Doris Kearns Goodwin – An Unfinished Love Story: A Personal History of the 1960’s
On a recent CBS Sunday Morning interview, Doris Kearns Goodwin was asked about the upcoming election and what it all meant. She replies that “it’s not an exaggeration to say that democracy is at stake.” The renowned historian who has written five top selling books on America’s turbulent times through the eyes of the presidencies of Lincoln, Kennedy, Johnson, and the Roosevelts knows what she’s talking about. This Harvard graduate and Pulitzer Prize-winning author added this to her response, that while this is a crucial election she remains positive. “If we look back at history,” she says. “that somehow America has pulled through each one of these tough times and has come out strengthened.”
Goodwin is once again looking back at history, but not through the eyes of a president, but through the eyes of another key player during the country’s tumultuous 1960s: her husband, Richard “Dick” Goodwin – a member of Kennedy’s inner circle, a key player in Johnson’s “Great Society,” and close advisor to Robert Kennedy. Little did Kearns Goodwin know that when she met Goodwin, with his “curly, disheveled, thick, unruly eyebrows and a pockmarked face,” that theirs would eventually become a love story for the ages. It’s now chronicled in her new book, An Unfinished Love Story: A Personal History of the 1960s, which shows husband and wife revisiting that time and reflecting on their lives in Washington politics, and the major political milestones of that time.

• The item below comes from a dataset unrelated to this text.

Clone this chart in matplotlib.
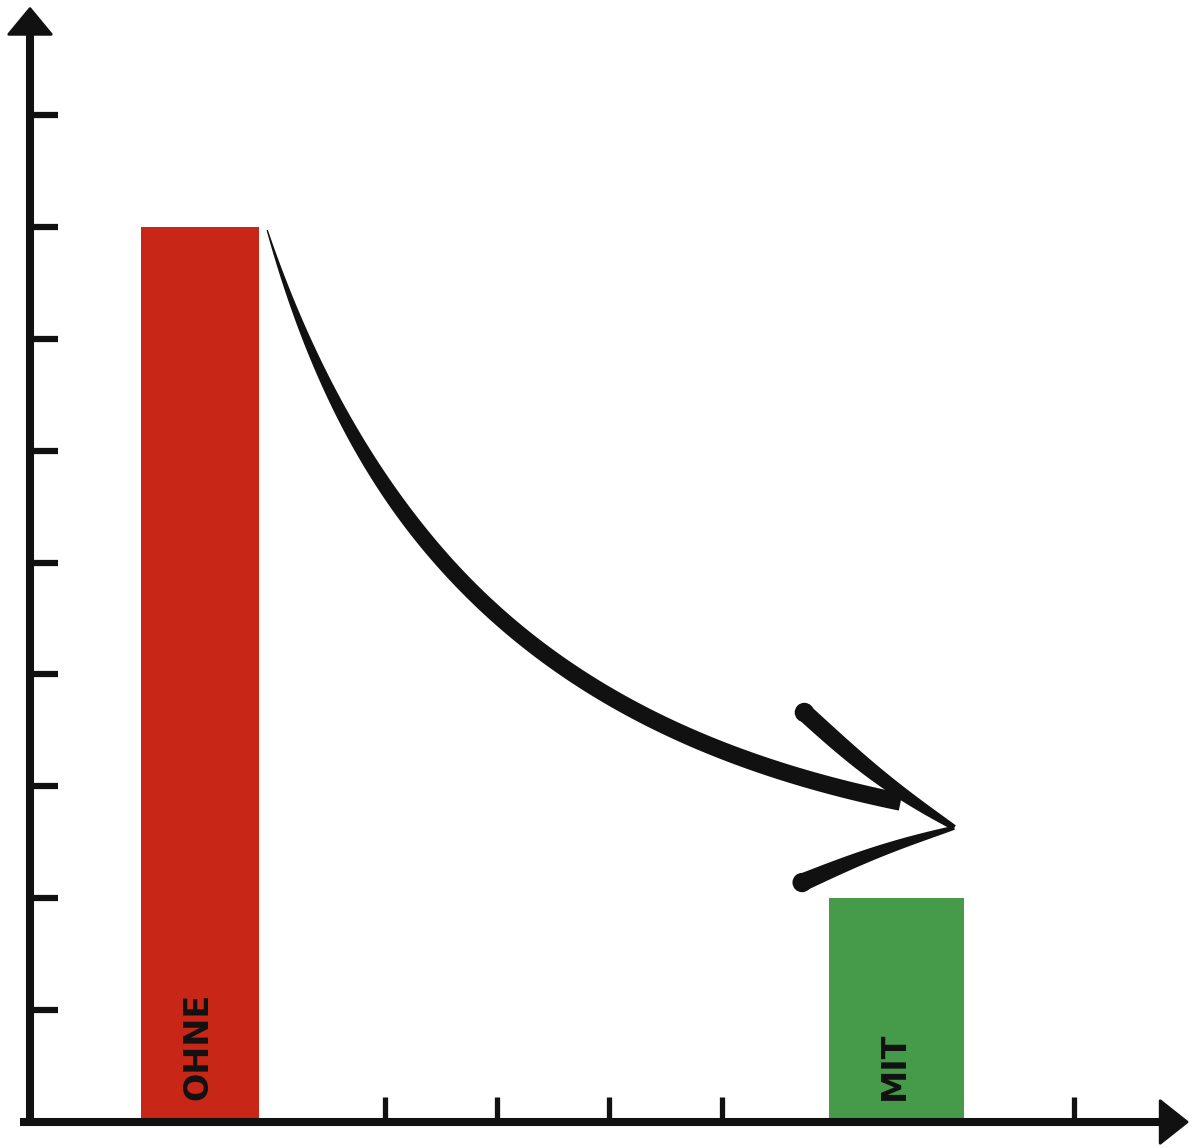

Items from Dick’s boxes Credit: Courtesy of Christie’s Images, Ltd.
The Goodwins had a collection of over 300 boxes of letters, diaries, memos to and from presidents, along with drafts of speeches, and campaign memorabilia. The boxes followed the couple from house to house over the 42 years of their marriage but were left unopened because they were reminders of the assassinations, riots, and violence in cities and on college campuses of the time. Nearing 80, he decided it was now or never; the couple then went to work.
“We spent weekends exploring the boxes, reliving the sixties through a veritable time capsule of the major events and the major figures of the era,” she says. It would be their final journey together, one that gave Goodwin purpose, and one that Kearns Goodwin, if necessary, promised to complete. She says that it’s part a biography of her husband, part memoir, and a history of a critical time in our nation’s history.

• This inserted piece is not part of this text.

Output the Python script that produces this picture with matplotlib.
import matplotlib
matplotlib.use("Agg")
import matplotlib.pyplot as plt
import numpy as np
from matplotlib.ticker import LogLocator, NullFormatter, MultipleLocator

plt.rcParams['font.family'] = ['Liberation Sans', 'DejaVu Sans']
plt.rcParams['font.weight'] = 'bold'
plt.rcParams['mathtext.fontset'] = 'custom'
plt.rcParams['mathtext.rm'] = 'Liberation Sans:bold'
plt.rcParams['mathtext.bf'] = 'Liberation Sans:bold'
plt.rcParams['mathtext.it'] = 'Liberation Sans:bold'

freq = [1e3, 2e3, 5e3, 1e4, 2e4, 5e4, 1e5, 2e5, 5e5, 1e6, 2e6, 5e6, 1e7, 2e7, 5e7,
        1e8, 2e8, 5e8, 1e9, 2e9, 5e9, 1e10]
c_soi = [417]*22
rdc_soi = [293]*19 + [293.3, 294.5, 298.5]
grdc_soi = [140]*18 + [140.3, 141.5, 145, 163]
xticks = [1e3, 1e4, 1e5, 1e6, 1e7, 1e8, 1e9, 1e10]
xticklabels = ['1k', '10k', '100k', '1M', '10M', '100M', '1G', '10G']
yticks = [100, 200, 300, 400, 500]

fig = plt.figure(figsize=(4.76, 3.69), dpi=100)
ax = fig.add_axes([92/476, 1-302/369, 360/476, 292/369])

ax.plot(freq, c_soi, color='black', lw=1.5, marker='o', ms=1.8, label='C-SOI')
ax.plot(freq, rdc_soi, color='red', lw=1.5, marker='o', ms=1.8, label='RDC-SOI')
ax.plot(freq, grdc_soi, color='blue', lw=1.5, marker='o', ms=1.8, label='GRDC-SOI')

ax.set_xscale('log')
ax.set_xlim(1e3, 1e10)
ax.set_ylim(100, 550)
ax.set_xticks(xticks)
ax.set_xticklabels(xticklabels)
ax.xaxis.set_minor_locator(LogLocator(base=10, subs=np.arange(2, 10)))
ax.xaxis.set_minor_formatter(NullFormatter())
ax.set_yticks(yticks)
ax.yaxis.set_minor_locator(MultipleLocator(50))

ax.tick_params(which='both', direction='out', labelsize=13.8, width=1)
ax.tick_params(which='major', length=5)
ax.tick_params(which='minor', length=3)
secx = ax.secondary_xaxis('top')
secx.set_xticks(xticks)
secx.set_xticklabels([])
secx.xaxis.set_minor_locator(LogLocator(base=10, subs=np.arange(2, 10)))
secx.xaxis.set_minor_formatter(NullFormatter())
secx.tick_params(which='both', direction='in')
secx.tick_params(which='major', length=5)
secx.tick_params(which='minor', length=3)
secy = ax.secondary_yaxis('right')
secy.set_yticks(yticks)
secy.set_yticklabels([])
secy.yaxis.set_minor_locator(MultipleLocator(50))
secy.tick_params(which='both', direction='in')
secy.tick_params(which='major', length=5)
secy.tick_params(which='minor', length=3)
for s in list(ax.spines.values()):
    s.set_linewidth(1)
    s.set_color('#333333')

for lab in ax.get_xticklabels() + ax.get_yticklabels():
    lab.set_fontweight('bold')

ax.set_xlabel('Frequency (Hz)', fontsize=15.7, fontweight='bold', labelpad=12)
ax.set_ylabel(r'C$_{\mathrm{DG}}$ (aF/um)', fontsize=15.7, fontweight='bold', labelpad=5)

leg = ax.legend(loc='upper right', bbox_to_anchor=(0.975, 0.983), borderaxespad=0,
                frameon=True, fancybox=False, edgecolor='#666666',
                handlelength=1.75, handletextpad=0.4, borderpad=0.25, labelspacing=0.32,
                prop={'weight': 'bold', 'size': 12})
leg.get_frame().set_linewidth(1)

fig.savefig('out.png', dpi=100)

Dick and President Kennedy work on speech – Photo by Jacques Lowe, courtesy of the Jacques Lowe Estate
In Chapter 3, for example, we see that Goodwin had been selected to travel with John Kennedy during his presidential campaign, writing speeches along with Ted Sorenson. One particularly memorable exchange between the Goodwins came when they uncovered the list of the promises made by Kennedy during the campaign – 81 in all. Goodwin commented that none of them passed during Kennedy’s presidency, to which Kearns Goodwin replied, “And every one of them became law under Lyndon Johnson.” In the next chapter, Goodwin recounts the days after Kennedy’s assassination when the First Lady requested her husband’s body lie in state, resembling Lincoln’s appearance as he lay in state a century before. A staffer retrieved the descriptions and illustrations from the Library of Congress, and it was Goodwin who presented them to Kennedy’s brother-in-law, Sargent Striver. Kearns Goodwin writes, “Rather than try to replicate the ornate Victorian tent of black mourning crape that had surrounded Lincoln’s coffin, they would aim to simplify, yet suggest, that somber and stately atmosphere.”

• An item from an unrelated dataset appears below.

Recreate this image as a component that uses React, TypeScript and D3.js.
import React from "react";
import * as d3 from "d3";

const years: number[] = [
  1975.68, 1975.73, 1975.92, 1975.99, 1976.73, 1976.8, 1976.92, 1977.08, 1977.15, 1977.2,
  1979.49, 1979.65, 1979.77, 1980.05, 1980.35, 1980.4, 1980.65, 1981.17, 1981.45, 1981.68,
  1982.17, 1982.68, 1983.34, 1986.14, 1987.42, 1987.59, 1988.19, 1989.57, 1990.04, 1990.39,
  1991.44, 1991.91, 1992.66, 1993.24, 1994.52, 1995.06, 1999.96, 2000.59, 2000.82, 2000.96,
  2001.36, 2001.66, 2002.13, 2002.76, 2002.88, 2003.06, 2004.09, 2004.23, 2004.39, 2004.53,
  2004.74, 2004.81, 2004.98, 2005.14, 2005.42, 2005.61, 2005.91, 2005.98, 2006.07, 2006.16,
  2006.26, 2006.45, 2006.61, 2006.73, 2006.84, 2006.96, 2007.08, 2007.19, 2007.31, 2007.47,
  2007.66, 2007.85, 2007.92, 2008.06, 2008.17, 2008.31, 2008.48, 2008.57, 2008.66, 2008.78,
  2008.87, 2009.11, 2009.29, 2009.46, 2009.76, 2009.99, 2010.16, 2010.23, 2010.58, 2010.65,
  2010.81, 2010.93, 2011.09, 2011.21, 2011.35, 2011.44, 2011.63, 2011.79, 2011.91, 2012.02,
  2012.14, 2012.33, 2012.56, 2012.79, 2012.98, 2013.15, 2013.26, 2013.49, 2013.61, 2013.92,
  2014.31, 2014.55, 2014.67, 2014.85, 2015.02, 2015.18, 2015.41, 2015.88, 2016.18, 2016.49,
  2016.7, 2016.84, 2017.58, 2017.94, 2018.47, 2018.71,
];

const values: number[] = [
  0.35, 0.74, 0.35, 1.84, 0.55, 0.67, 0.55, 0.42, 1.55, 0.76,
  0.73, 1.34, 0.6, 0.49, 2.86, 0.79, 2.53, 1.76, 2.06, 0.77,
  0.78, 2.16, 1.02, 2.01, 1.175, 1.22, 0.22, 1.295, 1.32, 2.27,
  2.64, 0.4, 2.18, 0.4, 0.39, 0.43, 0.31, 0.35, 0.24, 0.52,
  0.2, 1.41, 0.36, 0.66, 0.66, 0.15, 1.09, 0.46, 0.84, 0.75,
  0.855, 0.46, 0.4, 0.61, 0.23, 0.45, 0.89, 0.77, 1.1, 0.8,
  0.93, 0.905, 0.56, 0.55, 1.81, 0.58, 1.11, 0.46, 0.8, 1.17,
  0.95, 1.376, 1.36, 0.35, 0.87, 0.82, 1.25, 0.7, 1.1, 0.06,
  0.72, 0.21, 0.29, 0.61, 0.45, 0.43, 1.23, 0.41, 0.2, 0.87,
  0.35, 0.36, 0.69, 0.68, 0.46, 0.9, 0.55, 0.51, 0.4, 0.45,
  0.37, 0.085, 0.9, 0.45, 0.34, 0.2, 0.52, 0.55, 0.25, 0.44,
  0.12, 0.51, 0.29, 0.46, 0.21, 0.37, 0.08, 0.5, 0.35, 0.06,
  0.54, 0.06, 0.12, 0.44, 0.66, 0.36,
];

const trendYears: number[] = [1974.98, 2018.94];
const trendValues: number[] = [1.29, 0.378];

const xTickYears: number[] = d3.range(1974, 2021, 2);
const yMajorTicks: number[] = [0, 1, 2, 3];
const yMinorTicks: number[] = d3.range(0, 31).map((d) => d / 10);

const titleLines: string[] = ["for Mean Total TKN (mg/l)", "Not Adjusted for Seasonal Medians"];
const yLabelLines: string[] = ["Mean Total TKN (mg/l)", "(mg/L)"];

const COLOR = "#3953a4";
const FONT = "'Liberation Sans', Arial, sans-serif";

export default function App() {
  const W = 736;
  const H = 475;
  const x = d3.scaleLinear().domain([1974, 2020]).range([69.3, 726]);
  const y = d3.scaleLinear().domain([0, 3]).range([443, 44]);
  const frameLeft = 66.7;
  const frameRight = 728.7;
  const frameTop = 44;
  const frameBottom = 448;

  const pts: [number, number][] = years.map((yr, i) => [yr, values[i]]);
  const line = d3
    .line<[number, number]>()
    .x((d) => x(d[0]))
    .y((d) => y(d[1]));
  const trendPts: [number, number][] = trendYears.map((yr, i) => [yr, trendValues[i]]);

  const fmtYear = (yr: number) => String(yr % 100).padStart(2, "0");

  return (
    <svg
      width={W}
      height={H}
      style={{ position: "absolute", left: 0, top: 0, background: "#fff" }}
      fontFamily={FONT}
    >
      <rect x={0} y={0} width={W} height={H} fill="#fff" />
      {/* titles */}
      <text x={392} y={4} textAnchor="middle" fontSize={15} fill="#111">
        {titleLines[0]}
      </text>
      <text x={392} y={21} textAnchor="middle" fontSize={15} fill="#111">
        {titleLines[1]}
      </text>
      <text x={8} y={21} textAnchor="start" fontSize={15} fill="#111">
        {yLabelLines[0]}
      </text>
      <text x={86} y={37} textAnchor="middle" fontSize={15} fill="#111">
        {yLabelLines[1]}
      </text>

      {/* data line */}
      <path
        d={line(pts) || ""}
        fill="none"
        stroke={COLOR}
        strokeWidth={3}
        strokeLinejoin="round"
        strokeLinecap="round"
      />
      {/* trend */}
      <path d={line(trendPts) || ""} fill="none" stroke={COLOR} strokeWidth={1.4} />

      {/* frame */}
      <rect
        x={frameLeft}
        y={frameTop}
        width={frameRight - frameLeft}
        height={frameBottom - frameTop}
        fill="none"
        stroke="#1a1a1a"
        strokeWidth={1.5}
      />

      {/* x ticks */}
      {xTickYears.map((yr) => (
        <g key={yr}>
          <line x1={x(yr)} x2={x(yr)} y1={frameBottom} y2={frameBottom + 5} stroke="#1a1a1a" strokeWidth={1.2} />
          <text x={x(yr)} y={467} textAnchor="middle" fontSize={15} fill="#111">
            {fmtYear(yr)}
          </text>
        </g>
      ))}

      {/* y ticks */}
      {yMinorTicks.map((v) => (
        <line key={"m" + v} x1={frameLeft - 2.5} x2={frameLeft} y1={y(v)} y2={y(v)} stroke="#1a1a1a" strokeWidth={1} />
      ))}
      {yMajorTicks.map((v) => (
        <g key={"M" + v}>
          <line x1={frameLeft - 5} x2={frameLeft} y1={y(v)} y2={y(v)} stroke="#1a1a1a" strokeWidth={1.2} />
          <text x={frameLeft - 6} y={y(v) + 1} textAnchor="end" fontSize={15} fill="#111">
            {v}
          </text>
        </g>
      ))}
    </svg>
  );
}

Dick and Doris Credit: Courtesy of Doris Kearns Goodwin
It was Goodwin who had a way with words, someone who could add rhyme and “Churchillian phrases” to Johnson’s speeches, and the speech that was to be given to Congress on March 14, 1964, was a big one. Johnson was to show his support to the Voting Rights bill and Goodwin was given the task of drafting it, and like an exciting scene from a movie, Kearns Goodwin describes the action: “No sooner would Dick pull a page out of his typewriter and hand it to his secretary,” a courier stood by to deliver the pages to the President who would add edits and changes. Goodwin, who by this time, had gotten to know Johnson, the way he spoke, his pauses when making a point, perfectly put into words the President’s thoughts about voting rights for Black Americans. That speech, considered one of Johnson’s greatest triumphs, would be the driving force behind the passage of the Voting Acts Act later that year.
Kearns Goodwin leads us through the rest of the sixties, Vietnam, the last days of Johnson, the rise of Richard Nixon. But it’s when she talks about her husband’s last days, we remember that this is also a love story. As Goodwin starts to grow weary, his wife begins reading the letters and documents to him. He asks her to read a William Wordsmith poem, Intimations of Immortality, and then repeats this from memory: “Though nothing can bring back the hour/of splendor in the grass, of glory in the flower/We will grieve not, rather find/Strength in what remains behind.”
As the end drew near, Kearns Goodwin writes, he grasped her hand, put it to his heart, and told her, “You’re a wonder.”